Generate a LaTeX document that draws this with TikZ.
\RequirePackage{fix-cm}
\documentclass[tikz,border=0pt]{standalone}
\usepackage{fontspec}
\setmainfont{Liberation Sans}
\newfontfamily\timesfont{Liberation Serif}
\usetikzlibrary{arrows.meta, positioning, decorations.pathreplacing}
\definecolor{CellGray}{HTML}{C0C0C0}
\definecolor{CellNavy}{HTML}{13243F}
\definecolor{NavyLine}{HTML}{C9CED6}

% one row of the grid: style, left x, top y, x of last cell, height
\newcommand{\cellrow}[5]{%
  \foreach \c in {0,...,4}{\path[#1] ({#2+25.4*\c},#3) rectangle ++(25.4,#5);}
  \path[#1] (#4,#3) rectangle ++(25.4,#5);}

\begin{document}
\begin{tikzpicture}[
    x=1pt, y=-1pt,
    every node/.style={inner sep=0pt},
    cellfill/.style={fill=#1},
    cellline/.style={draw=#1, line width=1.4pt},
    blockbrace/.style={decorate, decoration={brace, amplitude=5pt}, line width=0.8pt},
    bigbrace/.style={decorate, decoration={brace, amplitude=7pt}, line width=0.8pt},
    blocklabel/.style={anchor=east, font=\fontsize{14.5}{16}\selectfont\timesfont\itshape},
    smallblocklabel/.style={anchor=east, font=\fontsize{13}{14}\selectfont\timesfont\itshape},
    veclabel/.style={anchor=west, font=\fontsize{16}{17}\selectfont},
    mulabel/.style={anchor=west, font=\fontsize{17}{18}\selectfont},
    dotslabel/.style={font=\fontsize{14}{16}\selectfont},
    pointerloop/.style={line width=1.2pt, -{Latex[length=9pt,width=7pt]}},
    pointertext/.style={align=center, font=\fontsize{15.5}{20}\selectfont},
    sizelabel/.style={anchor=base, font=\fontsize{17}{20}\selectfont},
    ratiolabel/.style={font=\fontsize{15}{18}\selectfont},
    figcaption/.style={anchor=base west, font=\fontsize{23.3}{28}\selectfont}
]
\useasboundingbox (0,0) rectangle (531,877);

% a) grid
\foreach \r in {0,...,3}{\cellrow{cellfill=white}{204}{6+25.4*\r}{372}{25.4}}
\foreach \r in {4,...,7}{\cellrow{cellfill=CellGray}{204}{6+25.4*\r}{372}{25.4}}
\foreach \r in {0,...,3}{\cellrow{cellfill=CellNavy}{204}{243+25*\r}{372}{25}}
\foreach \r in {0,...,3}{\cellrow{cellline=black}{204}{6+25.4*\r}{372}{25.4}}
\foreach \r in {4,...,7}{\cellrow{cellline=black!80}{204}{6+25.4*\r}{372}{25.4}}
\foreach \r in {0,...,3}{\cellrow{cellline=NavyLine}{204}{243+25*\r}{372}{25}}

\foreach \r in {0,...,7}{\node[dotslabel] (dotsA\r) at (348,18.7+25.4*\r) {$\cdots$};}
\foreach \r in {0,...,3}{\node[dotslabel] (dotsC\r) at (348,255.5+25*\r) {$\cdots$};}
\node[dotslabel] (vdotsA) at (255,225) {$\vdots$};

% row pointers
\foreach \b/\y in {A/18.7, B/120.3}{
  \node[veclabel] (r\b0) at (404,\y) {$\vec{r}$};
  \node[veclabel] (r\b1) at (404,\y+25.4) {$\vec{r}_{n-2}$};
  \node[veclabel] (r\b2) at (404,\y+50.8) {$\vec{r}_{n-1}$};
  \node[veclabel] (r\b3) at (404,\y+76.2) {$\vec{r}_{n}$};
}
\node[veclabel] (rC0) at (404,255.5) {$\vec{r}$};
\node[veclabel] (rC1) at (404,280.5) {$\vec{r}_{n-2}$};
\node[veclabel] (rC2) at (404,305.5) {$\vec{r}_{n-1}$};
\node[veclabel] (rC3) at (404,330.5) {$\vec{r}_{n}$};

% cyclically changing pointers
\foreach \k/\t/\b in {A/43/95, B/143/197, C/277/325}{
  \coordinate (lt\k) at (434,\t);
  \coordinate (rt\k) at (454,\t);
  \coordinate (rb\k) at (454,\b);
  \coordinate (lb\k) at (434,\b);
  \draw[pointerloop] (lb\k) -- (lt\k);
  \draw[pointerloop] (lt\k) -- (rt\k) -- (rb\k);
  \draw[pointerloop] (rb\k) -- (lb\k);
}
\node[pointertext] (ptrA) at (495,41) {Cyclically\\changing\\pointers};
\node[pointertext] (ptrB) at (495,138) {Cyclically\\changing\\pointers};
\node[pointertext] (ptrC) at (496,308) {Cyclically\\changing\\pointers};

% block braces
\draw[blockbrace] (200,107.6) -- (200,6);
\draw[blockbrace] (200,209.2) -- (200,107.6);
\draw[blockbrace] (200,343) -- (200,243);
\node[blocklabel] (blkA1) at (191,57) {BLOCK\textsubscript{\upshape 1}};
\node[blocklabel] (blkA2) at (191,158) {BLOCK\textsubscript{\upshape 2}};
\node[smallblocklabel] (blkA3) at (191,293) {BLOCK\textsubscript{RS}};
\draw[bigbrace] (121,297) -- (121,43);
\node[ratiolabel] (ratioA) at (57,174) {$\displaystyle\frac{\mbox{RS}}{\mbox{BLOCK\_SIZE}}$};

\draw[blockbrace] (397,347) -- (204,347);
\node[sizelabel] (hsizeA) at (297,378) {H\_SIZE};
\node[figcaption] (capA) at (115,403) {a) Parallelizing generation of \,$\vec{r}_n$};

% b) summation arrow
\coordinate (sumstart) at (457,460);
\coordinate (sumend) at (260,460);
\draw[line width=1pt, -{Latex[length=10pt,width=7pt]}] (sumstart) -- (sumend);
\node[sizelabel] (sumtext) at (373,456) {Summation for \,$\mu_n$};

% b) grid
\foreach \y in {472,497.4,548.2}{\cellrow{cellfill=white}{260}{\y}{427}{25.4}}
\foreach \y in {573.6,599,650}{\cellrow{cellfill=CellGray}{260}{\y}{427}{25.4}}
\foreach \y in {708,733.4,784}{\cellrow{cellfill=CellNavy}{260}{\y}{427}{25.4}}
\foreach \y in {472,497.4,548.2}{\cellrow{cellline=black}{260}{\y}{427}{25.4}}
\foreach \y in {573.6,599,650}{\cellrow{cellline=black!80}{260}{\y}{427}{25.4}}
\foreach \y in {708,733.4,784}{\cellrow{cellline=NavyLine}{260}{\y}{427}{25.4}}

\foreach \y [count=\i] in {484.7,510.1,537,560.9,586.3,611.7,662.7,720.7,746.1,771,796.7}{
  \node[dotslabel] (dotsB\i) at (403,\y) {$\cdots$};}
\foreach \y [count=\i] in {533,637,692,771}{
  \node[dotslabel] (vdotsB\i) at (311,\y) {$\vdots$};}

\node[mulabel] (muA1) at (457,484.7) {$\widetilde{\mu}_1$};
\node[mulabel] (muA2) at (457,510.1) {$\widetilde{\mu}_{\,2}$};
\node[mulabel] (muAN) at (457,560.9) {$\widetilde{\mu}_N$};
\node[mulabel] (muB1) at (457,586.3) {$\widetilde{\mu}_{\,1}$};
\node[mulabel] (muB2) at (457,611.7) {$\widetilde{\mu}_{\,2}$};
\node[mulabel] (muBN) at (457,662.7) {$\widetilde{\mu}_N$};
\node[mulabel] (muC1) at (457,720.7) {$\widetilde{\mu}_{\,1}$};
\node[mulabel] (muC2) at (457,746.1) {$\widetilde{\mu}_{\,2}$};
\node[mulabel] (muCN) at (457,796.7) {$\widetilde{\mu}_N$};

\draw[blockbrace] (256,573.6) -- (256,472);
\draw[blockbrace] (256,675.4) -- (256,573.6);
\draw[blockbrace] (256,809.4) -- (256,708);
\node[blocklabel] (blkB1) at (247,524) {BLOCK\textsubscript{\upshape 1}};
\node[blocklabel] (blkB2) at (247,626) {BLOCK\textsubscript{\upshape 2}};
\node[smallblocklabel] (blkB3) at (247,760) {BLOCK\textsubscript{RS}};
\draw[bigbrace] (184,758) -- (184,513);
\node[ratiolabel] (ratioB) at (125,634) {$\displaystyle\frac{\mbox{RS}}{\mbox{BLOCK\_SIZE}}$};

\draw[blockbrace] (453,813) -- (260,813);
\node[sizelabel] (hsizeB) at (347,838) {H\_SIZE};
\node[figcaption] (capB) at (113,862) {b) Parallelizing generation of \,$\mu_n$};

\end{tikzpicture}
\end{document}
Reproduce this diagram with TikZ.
====
## The exercise:
From the first line of the listing above to the line with "(0,0) rectangle (531,877);", please transcribe each line exactly, both ends included, and nothing beyond that.

## Answer to this task:
Generate a LaTeX document that draws this with TikZ.
\RequirePackage{fix-cm}
\documentclass[tikz,border=0pt]{standalone}
\usepackage{fontspec}
\setmainfont{Liberation Sans}
\newfontfamily\timesfont{Liberation Serif}
\usetikzlibrary{arrows.meta, positioning, decorations.pathreplacing}
\definecolor{CellGray}{HTML}{C0C0C0}
\definecolor{CellNavy}{HTML}{13243F}
\definecolor{NavyLine}{HTML}{C9CED6}

% one row of the grid: style, left x, top y, x of last cell, height
\newcommand{\cellrow}[5]{%
  \foreach \c in {0,...,4}{\path[#1] ({#2+25.4*\c},#3) rectangle ++(25.4,#5);}
  \path[#1] (#4,#3) rectangle ++(25.4,#5);}

\begin{document}
\begin{tikzpicture}[
    x=1pt, y=-1pt,
    every node/.style={inner sep=0pt},
    cellfill/.style={fill=#1},
    cellline/.style={draw=#1, line width=1.4pt},
    blockbrace/.style={decorate, decoration={brace, amplitude=5pt}, line width=0.8pt},
    bigbrace/.style={decorate, decoration={brace, amplitude=7pt}, line width=0.8pt},
    blocklabel/.style={anchor=east, font=\fontsize{14.5}{16}\selectfont\timesfont\itshape},
    smallblocklabel/.style={anchor=east, font=\fontsize{13}{14}\selectfont\timesfont\itshape},
    veclabel/.style={anchor=west, font=\fontsize{16}{17}\selectfont},
    mulabel/.style={anchor=west, font=\fontsize{17}{18}\selectfont},
    dotslabel/.style={font=\fontsize{14}{16}\selectfont},
    pointerloop/.style={line width=1.2pt, -{Latex[length=9pt,width=7pt]}},
    pointertext/.style={align=center, font=\fontsize{15.5}{20}\selectfont},
    sizelabel/.style={anchor=base, font=\fontsize{17}{20}\selectfont},
    ratiolabel/.style={font=\fontsize{15}{18}\selectfont},
    figcaption/.style={anchor=base west, font=\fontsize{23.3}{28}\selectfont}
]
\useasboundingbox (0,0) rectangle (531,877);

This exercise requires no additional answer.